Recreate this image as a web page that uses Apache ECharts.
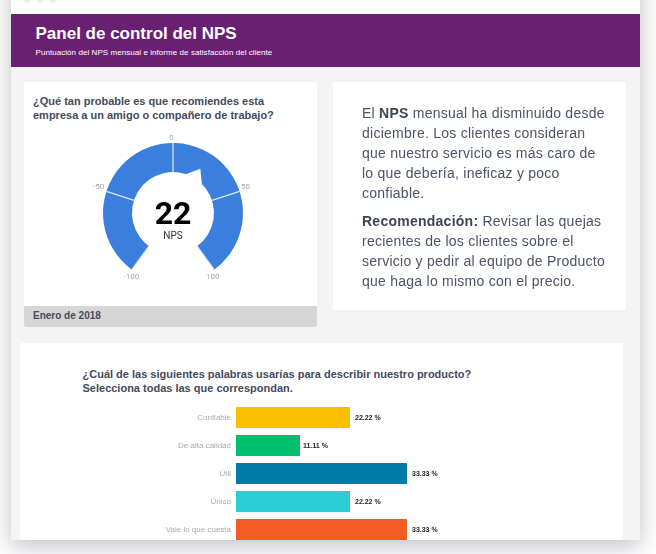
<!DOCTYPE html>
<html><head><meta charset="utf-8">
<script src="https://cdn.jsdelivr.net/npm/echarts@6/dist/echarts.min.js"></script>
<style>
html,body{margin:0;padding:0;background:#fff;width:656px;height:554px;overflow:hidden;font-family:"Liberation Sans",Arial,sans-serif}
#page{position:absolute;inset:0;overflow:hidden;filter:blur(.35px)}
#win{position:absolute;left:11px;top:-30px;width:629px;height:569.5px;background:#f4f4f4;box-shadow:0 6px 22px rgba(40,45,70,.3)}
#top{position:absolute;left:11px;top:0;width:629px;height:14px;background:#fff}
.dot{position:absolute;top:-4px;width:7px;height:7px;border-radius:50%;background:#eeeeee}
#hdr{position:absolute;left:11px;top:14px;width:629px;height:52.5px;background:#692073}
#hdr h1{position:absolute;left:24.5px;top:8.5px;margin:0;font-size:17px;line-height:22px;font-weight:700;color:#fff}
#hdr p{position:absolute;left:24.5px;top:32.5px;margin:0;font-size:8px;line-height:12px;color:#fff;letter-spacing:.06px}
.panel{position:absolute;background:#fff;border-radius:2px}
#p1{left:24px;top:82px;width:293px;height:245px}
#p1foot{position:absolute;left:0;right:0;bottom:0;height:21px;background:#d6d6d6;border-radius:0 0 2px 2px;color:#434a5e;font-size:10px;font-weight:700;line-height:20px;padding-left:9px}
#q1{position:absolute;left:9px;top:12px;font-size:11px;line-height:14px;font-weight:700;color:#434a5e}
#p2{left:333px;top:82px;width:293px;height:228px;color:#4c5368;font-size:14px;line-height:20px;letter-spacing:.25px}
#p2 b{color:#3e4559}
#p2 p{position:absolute;left:29px;margin:0;white-space:nowrap}
#p3{left:20px;top:343px;width:603px;height:197px}
#q2{position:absolute;left:62.5px;top:24px;font-size:11px;line-height:14px;font-weight:700;color:#434a5e;white-space:nowrap}
#c{position:absolute;left:0;top:0;width:656px;height:554px}
</style></head><body>
<div id="page">
<div id="win"></div>
<div id="top"><div class="dot" style="left:13px"></div><div class="dot" style="left:26px"></div><div class="dot" style="left:38px"></div></div>
<div id="hdr"><h1>Panel de control del NPS</h1><p>Puntuación del NPS mensual e informe de satisfacción del cliente</p></div>
<div class="panel" id="p1"><div id="q1">¿Qué tan probable es que recomiendes esta<br>empresa a un amigo o compañero de trabajo?</div><div id="p1foot">Enero de 2018</div></div>
<div class="panel" id="p2">
<p style="top:21px">El <b>NPS</b> mensual ha disminuido desde<br>diciembre. Los clientes consideran<br>que nuestro servicio es más caro de<br>lo que debería, ineficaz y poco<br>confiable.</p>
<p style="top:129px"><b>Recomendación:</b> Revisar las quejas<br>recientes de los clientes sobre el<br>servicio y pedir al equipo de Producto<br>que haga lo mismo con el precio.</p>
</div>
<div class="panel" id="p3"><div id="q2">¿Cuál de las siguientes palabras usarías para describir nuestro producto?<br>Selecciona todas las que correspondan.</div></div>
<div id="c"></div>
</div>
<script>
const npsValue = 22;
const npsLabel = 'NPS';
const categories = ['Confiable','De alta calidad','Útil','Único','Vale lo que cuesta'];
const barLengths = [22.22,12.47,33.33,22.22,33.33];
const barLabels = ['22.22 %','11.11 %','33.33 %','22.22 %','33.33 %'];
const barColors = ['#fac000','#00c06e','#007cab','#2bcdd5','#f35c25'];

const chart = echarts.init(document.getElementById('c'), null, {width:656,height:554});
chart.setOption({
  animation:false,
  grid:{left:236,top:403.5,width:205.2,height:140},
  xAxis:{type:'value',min:0,max:40,show:false},
  yAxis:{type:'category',inverse:true,data:categories,
    axisLine:{show:false},axisTick:{show:false},
    axisLabel:{color:'#a9a9a9',fontSize:8,fontFamily:'Liberation Sans',margin:5,padding:[3,0,0,0]}},
  series:[
    {type:'bar',barWidth:21,
     data:barLengths.map((v,i)=>({value:v,itemStyle:{color:barColors[i]},label:i===1?{distance:3}:{}})),
     label:{show:true,position:'right',distance:5,offset:[0,1],color:'#222',fontSize:7,fontWeight:'bold',fontFamily:'Liberation Sans',
       formatter:p=>barLabels[p.dataIndex]}},
    {type:'gauge',center:[173,213],radius:70,min:-100,max:100,startAngle:234,endAngle:-54,splitNumber:4,
     axisLine:{lineStyle:{width:29,color:[[1,'#3a7fde']]}},
     splitLine:{distance:-29,length:29,lineStyle:{color:'#dfe9f7',width:1.2}},
     axisTick:{show:false},
     axisLabel:{distance:-14,padding:[5,3,0,0],color:'#aaaaaa',fontSize:8,fontFamily:'Roboto'},
     pointer:{icon:'triangle',length:52,width:80,showAbove:false,itemStyle:{color:'#fff'}},
     anchor:{show:false},
     title:{offsetCenter:[0,23],fontSize:10,color:'#333',fontFamily:'Roboto'},
     detail:{offsetCenter:[0,3],fontSize:32,fontWeight:'bold',color:'#000',fontFamily:'Roboto',formatter:'{value}'},
     data:[{value:npsValue,name:npsLabel}]}
  ]
});
</script>
</body></html>
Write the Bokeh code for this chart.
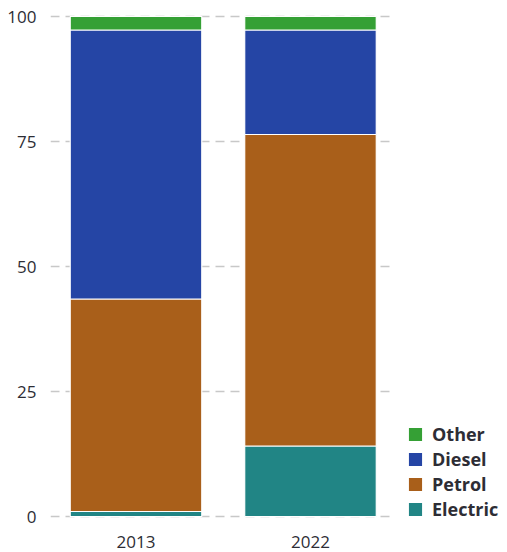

Task objective |
Pictures are to be left out; repeat all the remaining data exactly.

Response |
Recreate this image as a web page that uses Apache ECharts.
<!DOCTYPE html>
<html><head><meta charset="utf-8">
<script src="https://cdn.jsdelivr.net/npm/echarts@6/dist/echarts.min.js"></script>
<style>
html,body{margin:0;padding:0;background:#fff;width:656px;height:554px;overflow:hidden;font-family:"Liberation Sans",Arial,sans-serif}
#page{position:absolute;inset:0;overflow:hidden;filter:blur(.35px)}
#win{position:absolute;left:11px;top:-30px;width:629px;height:569.5px;background:#f4f4f4;box-shadow:0 6px 22px rgba(40,45,70,.3)}
#top{position:absolute;left:11px;top:0;width:629px;height:14px;background:#fff}
.dot{position:absolute;top:-4px;width:7px;height:7px;border-radius:50%;background:#eeeeee}
#hdr{position:absolute;left:11px;top:14px;width:629px;height:52.5px;background:#692073}
#hdr h1{position:absolute;left:24.5px;top:8.5px;margin:0;font-size:17px;line-height:22px;font-weight:700;color:#fff}
#hdr p{position:absolute;left:24.5px;top:32.5px;margin:0;font-size:8px;line-height:12px;color:#fff;letter-spacing:.06px}
.panel{position:absolute;background:#fff;border-radius:2px}
#p1{left:24px;top:82px;width:293px;height:245px}
#p1foot{position:absolute;left:0;right:0;bottom:0;height:21px;background:#d6d6d6;border-radius:0 0 2px 2px;color:#434a5e;font-size:10px;font-weight:700;line-height:20px;padding-left:9px}
#q1{position:absolute;left:9px;top:12px;font-size:11px;line-height:14px;font-weight:700;color:#434a5e}
#p2{left:333px;top:82px;width:293px;height:228px;color:#4c5368;font-size:14px;line-height:20px;letter-spacing:.25px}
#p2 b{color:#3e4559}
#p2 p{position:absolute;left:29px;margin:0;white-space:nowrap}
#p3{left:20px;top:343px;width:603px;height:197px}
#q2{position:absolute;left:62.5px;top:24px;font-size:11px;line-height:14px;font-weight:700;color:#434a5e;white-space:nowrap}
#c{position:absolute;left:0;top:0;width:656px;height:554px}
</style></head><body>
<div id="page">
<div id="win"></div>
<div id="top"><div class="dot" style="left:13px"></div><div class="dot" style="left:26px"></div><div class="dot" style="left:38px"></div></div>
<div id="hdr"><h1>Panel de control del NPS</h1><p>Puntuación del NPS mensual e informe de satisfacción del cliente</p></div>
<div class="panel" id="p1"><div id="q1">¿Qué tan probable es que recomiendes esta<br>empresa a un amigo o compañero de trabajo?</div><div id="p1foot">Enero de 2018</div></div>
<div class="panel" id="p2">
<p style="top:21px">El <b>NPS</b> mensual ha disminuido desde<br>diciembre. Los clientes consideran<br>que nuestro servicio es más caro de<br>lo que debería, ineficaz y poco<br>confiable.</p>
<p style="top:129px"><b>Recomendación:</b> Revisar las quejas<br>recientes de los clientes sobre el<br>servicio y pedir al equipo de Producto<br>que haga lo mismo con el precio.</p>
</div>
<div class="panel" id="p3"><div id="q2">¿Cuál de las siguientes palabras usarías para describir nuestro producto?<br>Selecciona todas las que correspondan.</div></div>
<div id="c"></div>
</div>
<script>
const npsValue = 22;
const npsLabel = 'NPS';
const categories = ['Confiable','De alta calidad','Útil','Único','Vale lo que cuesta'];
const barLengths = [22.22,12.47,33.33,22.22,33.33];
const barLabels = ['22.22 %','11.11 %','33.33 %','22.22 %','33.33 %'];
const barColors = ['#fac000','#00c06e','#007cab','#2bcdd5','#f35c25'];

const chart = echarts.init(document.getElementById('c'), null, {width:656,height:554});
chart.setOption({
  animation:false,
  grid:{left:236,top:403.5,width:205.2,height:140},
  xAxis:{type:'value',min:0,max:40,show:false},
  yAxis:{type:'category',inverse:true,data:categories,
    axisLine:{show:false},axisTick:{show:false},
    axisLabel:{color:'#a9a9a9',fontSize:8,fontFamily:'Liberation Sans',margin:5,padding:[3,0,0,0]}},
  series:[
    {type:'bar',barWidth:21,
     data:barLengths.map((v,i)=>({value:v,itemStyle:{color:barColors[i]},label:i===1?{distance:3}:{}})),
     label:{show:true,position:'right',distance:5,offset:[0,1],color:'#222',fontSize:7,fontWeight:'bold',fontFamily:'Liberation Sans',
       formatter:p=>barLabels[p.dataIndex]}},
    {type:'gauge',center:[173,213],radius:70,min:-100,max:100,startAngle:234,endAngle:-54,splitNumber:4,
     axisLine:{lineStyle:{width:29,color:[[1,'#3a7fde']]}},
     splitLine:{distance:-29,length:29,lineStyle:{color:'#dfe9f7',width:1.2}},
     axisTick:{show:false},
     axisLabel:{distance:-14,padding:[5,3,0,0],color:'#aaaaaa',fontSize:8,fontFamily:'Roboto'},
     pointer:{icon:'triangle',length:52,width:80,showAbove:false,itemStyle:{color:'#fff'}},
     anchor:{show:false},
     title:{offsetCenter:[0,23],fontSize:10,color:'#333',fontFamily:'Roboto'},
     detail:{offsetCenter:[0,3],fontSize:32,fontWeight:'bold',color:'#000',fontFamily:'Roboto',formatter:'{value}'},
     data:[{value:npsValue,name:npsLabel}]}
  ]
});
</script>
</body></html>
Write the Bokeh code for this chart.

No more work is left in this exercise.